NEWPORT BEACH, CA—Those who build entry-level market-rate housing would be devastated by AB199, which would subject all residential projects built on private property to prevailing wage standards, Landmark Capital Advisors managing director Adam Deermount tells GlobeSt.com. Deermount has been watching this bill closely, so we spoke with him about what it would do and its implications for the affordable-housing sector.

GlobeSt.com: How did AB199 come about?

Deermount: Back in the summer of 2016, Governor Brown was pushing a housing proposal that would have allowed any residential project that complied with local zoning and set aside as little as 5% of its units as affordable to be built “as of right.” This measure would have taken more control away from municipalities and NIMBYs and put it in state hands. Construction labor unions demanded a significant modification to the proposal: apply prevailing wage standards to any project built under Governor Brown’s proposal. The prevailing wage standards under this plan would have made the construction of housing economically impossible. Governor Brown refused to give in to union’s demands. As a result, the proposal died.  In late January 2017, Kansen Chu, an assemblyman from San Jose whose largest donors are unions, submitted bill AB199. The bill is an attempt to apply an even broader prevailing wage standard than the unions demanded in their response to Governor Brown’s measure.

GlobeSt.com: What are the implications of this bill?

Deermount: AB199 would subject all residential projects built on private property to prevailing wage standards. Currently, only residential projects built under an agreement with state agencies, RDAs or public-housing authorities are subject to prevailing wage. This measure would make construction of housing much more expensive at a time when California can ill-afford it, in some cases increasing construction costs by 45% to 50%.

GlobeSt.com: How do those in the business of affordable housing feel about this bill?

Deermount: It depends. Some affordable-housing developments already have to be built under prevailing wage, but many do not. It all depends on the type of funding being utilized as to whether or not prevailing wage is required. The bill clearly won’t make a difference for affordable projects that already require prevailing wage. However, many projects that do not currently require prevailing-wage standards will no longer be viable under their current structures.

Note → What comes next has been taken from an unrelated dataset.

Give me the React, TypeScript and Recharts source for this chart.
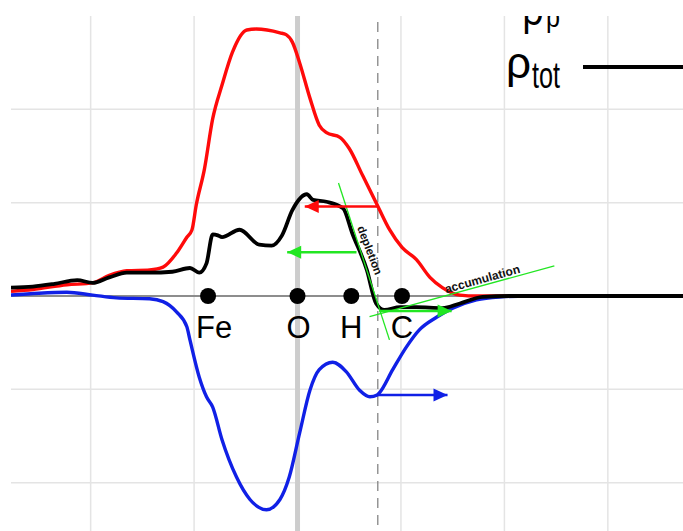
import React from 'react';
import {
  ComposedChart,
  Line,
  Scatter,
  XAxis,
  YAxis,
  CartesianGrid,
  ReferenceLine,
  ReferenceDot,
  Legend,
} from 'recharts';

type P = { x: number; y: number };
const pts = (a: number[][]): P[] => a.map(([x, y]) => ({ x, y }));

// grid ticks (distance along the interface normal, O plane at 0)
const xTicks = [-2, -1, 0, 1, 2, 3, 4];
const yTicks = [-2, -1, 0, 1, 2];
const xDomain = [-2.77, 4.5];
const yDomain = [-3, 3];

// ρ+ (red)
const rhoPlus = pts([
  [-2.77, 0.05], [-2.56, 0.07], [-2.23, 0.12], [-1.98, 0.14], [-1.82, 0.22],
  [-1.65, 0.27], [-1.43, 0.28], [-1.3, 0.31], [-1.17, 0.46], [-1.07, 0.63],
  [-1.02, 0.71], [-0.98, 0.97], [-0.9, 1.36], [-0.82, 1.9], [-0.73, 2.26],
  [-0.63, 2.61], [-0.49, 2.85], [-0.4, 2.86], [-0.17, 2.82], [-0.11, 2.8],
  [-0.05, 2.72], [0.02, 2.5], [0.12, 2.12], [0.21, 1.83], [0.28, 1.75],
  [0.41, 1.7], [0.5, 1.58], [0.63, 1.29], [0.76, 1.0], [0.89, 0.71],
  [1.01, 0.52], [1.15, 0.39], [1.28, 0.2], [1.4, 0.09], [1.57, 0.01],
  [1.73, 0], [2.05, 0], [4.5, 0],
]);

// ρ- (blue)
const rhoMinus = pts([
  [-2.77, 0.01], [-2.5, 0.03], [-2.23, 0.04], [-1.98, 0.01], [-1.75, -0.02],
  [-1.43, -0.03], [-1.3, -0.06], [-1.17, -0.17], [-1.07, -0.33], [-1.04, -0.47],
  [-0.95, -0.87], [-0.88, -1.08], [-0.82, -1.19], [-0.73, -1.54], [-0.59, -1.94],
  [-0.46, -2.18], [-0.3, -2.29], [-0.17, -2.18], [-0.08, -1.94], [0.02, -1.47],
  [0.12, -1.01], [0.21, -0.79], [0.34, -0.71], [0.47, -0.81], [0.6, -1.01],
  [0.7, -1.08], [0.77, -1.06], [0.79, -1.04], [0.92, -0.79], [1.05, -0.55],
  [1.18, -0.36], [1.34, -0.23], [1.5, -0.13], [1.73, -0.04], [1.95, -0.01],
  [2.23, 0], [4.5, 0],
]);

// ρ_tot (black)
const rhoTot = pts([
  [-2.77, 0.09], [-2.56, 0.1], [-2.35, 0.13], [-2.13, 0.17], [-1.98, 0.14],
  [-1.82, 0.2], [-1.65, 0.25], [-1.43, 0.25], [-1.21, 0.26], [-1.04, 0.3],
  [-0.95, 0.25], [-0.88, 0.35], [-0.82, 0.66], [-0.77, 0.65], [-0.73, 0.63],
  [-0.56, 0.71], [-0.37, 0.55], [-0.25, 0.54], [-0.15, 0.65], [-0.05, 0.92],
  [0.09, 1.09], [0.15, 1.03], [0.28, 1.01], [0.44, 0.94], [0.53, 0.67],
  [0.67, 0.28], [0.76, -0.08], [0.84, -0.15], [0.99, -0.12], [1.15, -0.12],
  [1.4, -0.13], [1.57, -0.08], [1.79, -0.01], [2.05, 0], [4.5, 0],
]);

// atoms on the axis
const atomNames = ['Fe', 'O', 'H', 'C'];
const atomX = [-0.865, 0, 0.52, 1.01];
const atoms = atomNames.map((name, i) => ({ x: atomX[i], y: 0, name }));

const oxygenPlaneX = 0;
const boundaryX = 0.776;

// arrows [start, tip]
const redArrow = pts([[0.776, 0.96], [0.07, 0.96]]);
const greenArrowUp = pts([[0.57, 0.47], [-0.1, 0.47]]);
const greenArrowLow = pts([[0.79, -0.16], [1.49, -0.16]]);
const blueArrow = pts([[0.776, -1.06], [1.45, -1.06]]);

// tangent lines
const depletionLine = pts([[0.396, 1.21], [0.889, -0.47]]);
const accumulationLine = pts([[0.696, -0.22], [2.483, 0.323]]);

const annotationText = ['depletion', 'accumulation'];
const depletionPos = { x: 0.7, y: 0.49 };
const accumulationPos = { x: 1.787, y: 0.182 };

const legendItems = [
  { base: 'ρ', sub: 'p' },
  { base: 'ρ', sub: 'tot' },
];

const RED = '#ff0a0a';
const BLUE = '#1020e6';
const GREEN = '#22e622';
const FONT = 'Liberation Sans, Arial, Helvetica, sans-serif';

const arrowDot = (data: P[], color: string) => {
  const dir = Math.sign(data[1].x - data[0].x);
  return (props: any) => {
    const { cx, cy, index } = props;
    if (index !== data.length - 1 || cx == null) return <g key={`n${index}`} />;
    const L = 14;
    const W = 6.5;
    const bx = cx - dir * L;
    return (
      <polygon
        key={`a${index}`}
        points={`${cx},${cy} ${bx},${cy - W} ${bx},${cy + W}`}
        fill={color}
        stroke="none"
      />
    );
  };
};

const AtomShape = (props: any) => {
  const { cx, cy, payload } = props;
  const dx = payload.name === 'Fe' ? 6 : payload.name === 'O' ? 1 : 0;
  return (
    <g>
      <circle cx={cx} cy={cy} r={8} fill="#000" />
      <text
        x={cx + dx}
        y={cy + 42}
        textAnchor="middle"
        fontSize={31}
        fontFamily={FONT}
        fill="#000"
      >
        {payload.name}
      </text>
    </g>
  );
};

const rotatedLabel = (text: string, angle: number, size: number) => (p: any) => (
  <text
    x={p.cx}
    y={p.cy}
    transform={`rotate(${angle} ${p.cx} ${p.cy})`}
    textAnchor="middle"
    dominantBaseline="central"
    fontSize={size}
    fontWeight="bold"
    fontFamily={FONT}
    fill="#111"
  >
    {text}
  </text>
);

const LegendContent = () => (
  <svg width={683} height={100} style={{ display: 'block', overflow: 'hidden' }}>
    <defs>
      <clipPath id="legendClip">
        <rect x={0} y={0} width={683} height={100} />
      </clipPath>
    </defs>
    <g clipPath="url(#legendClip)">
      <text x={522.5} y={9} fontSize={44} fontFamily={FONT} fill="#000" textLength={21} lengthAdjust="spacingAndGlyphs">
        {legendItems[0].base}
      </text>
      <text x={546} y={11} fontSize={30} fontFamily={FONT} fill="#000" textLength={14} lengthAdjust="spacingAndGlyphs">
        {legendItems[0].sub}
      </text>
      <text x={506} y={62} fontSize={44} fontFamily={FONT} fill="#000">
        {legendItems[1].base}
      </text>
      <text x={532} y={72} fontSize={36} fontFamily={FONT} fill="#000" textLength={28} lengthAdjust="spacingAndGlyphs">
        {legendItems[1].sub}
      </text>
      <line x1={583} x2={690} y1={51} y2={51} stroke="#000" strokeWidth={4} />
    </g>
  </svg>
);

export default function App() {
  return (
    <div
      style={{
        position: 'fixed',
        left: 0,
        top: 0,
        width: 683,
        height: 531,
        overflow: 'hidden',
        background: '#fff',
      }}
    >
      <ComposedChart width={763} height={576} margin={{ top: 16, left: 11, right: 0, bottom: 0 }}>
        <XAxis
          type="number"
          dataKey="x"
          domain={xDomain}
          ticks={xTicks}
          allowDataOverflow
          hide
        />
        <YAxis type="number" domain={yDomain} ticks={yTicks} allowDataOverflow hide />
        <CartesianGrid
          stroke="#e4e4e4"
          strokeWidth={1.5}
          verticalValues={xTicks}
          horizontalValues={yTicks}
        />
        <ReferenceLine x={oxygenPlaneX} stroke="#cdcdcd" strokeWidth={5} />
        <ReferenceLine x={boundaryX} stroke="#858585" strokeWidth={1.3} strokeDasharray="10 7" />
        <ReferenceLine y={0} stroke="#6e6e6e" strokeWidth={1.5} />

        <Line data={rhoPlus} dataKey="y" type="monotone" stroke={RED} strokeWidth={3.4} dot={false} isAnimationActive={false} />
        <Line data={rhoMinus} dataKey="y" type="monotone" stroke={BLUE} strokeWidth={3.4} dot={false} isAnimationActive={false} />
        <Line data={rhoTot} dataKey="y" type="monotone" stroke="#000" strokeWidth={3.8} dot={false} isAnimationActive={false} />

        <Line data={depletionLine} dataKey="y" type="linear" stroke={GREEN} strokeWidth={1.3} dot={false} isAnimationActive={false} />
        <Line data={accumulationLine} dataKey="y" type="linear" stroke={GREEN} strokeWidth={1.3} dot={false} isAnimationActive={false} />

        <Line data={redArrow} dataKey="y" type="linear" stroke={RED} strokeWidth={2.5} dot={arrowDot(redArrow, RED)} isAnimationActive={false} />
        <Line data={greenArrowUp} dataKey="y" type="linear" stroke={GREEN} strokeWidth={2.5} dot={arrowDot(greenArrowUp, GREEN)} isAnimationActive={false} />
        <Line data={greenArrowLow} dataKey="y" type="linear" stroke={GREEN} strokeWidth={2.5} dot={arrowDot(greenArrowLow, GREEN)} isAnimationActive={false} />
        <Line data={blueArrow} dataKey="y" type="linear" stroke={BLUE} strokeWidth={2.5} dot={arrowDot(blueArrow, BLUE)} isAnimationActive={false} />

        <Scatter data={atoms} dataKey="y" shape={AtomShape} isAnimationActive={false} />

        <ReferenceDot
          x={depletionPos.x}
          y={depletionPos.y}
          r={0}
          shape={rotatedLabel(annotationText[0], 69, 11.5)}
        />
        <ReferenceDot
          x={accumulationPos.x}
          y={accumulationPos.y}
          r={0}
          shape={rotatedLabel(annotationText[1], -15.5, 12)}
        />

        <Legend
          layout="horizontal"
          verticalAlign="middle"
          align="center"
          content={LegendContent}
          wrapperStyle={{ left: 0, top: 16, width: 683, height: 100, overflow: 'hidden' }}
        />
      </ComposedChart>
    </div>
  );
}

The segment of the market that will be hardest hit is entry-level market-rate housing. AB199 would be devastating since home prices would need to rise well above current FHA levels to keep new projects viable. Market-rate builders who focus on affordable product are generally opposed to this because it would put many of them out of business.

GlobeSt.com: What else should our readers know about the bill?

Deermount: California is already dealing with an affordable-housing crisis, and a bill like AB199 would only make that crisis worse. Our elected leaders need to focus on legislation that would help to create more well-paying jobs rather than job-killing bills like AB199 that enrich a relatively small number of people at the expense of the housing affordability of the entire state.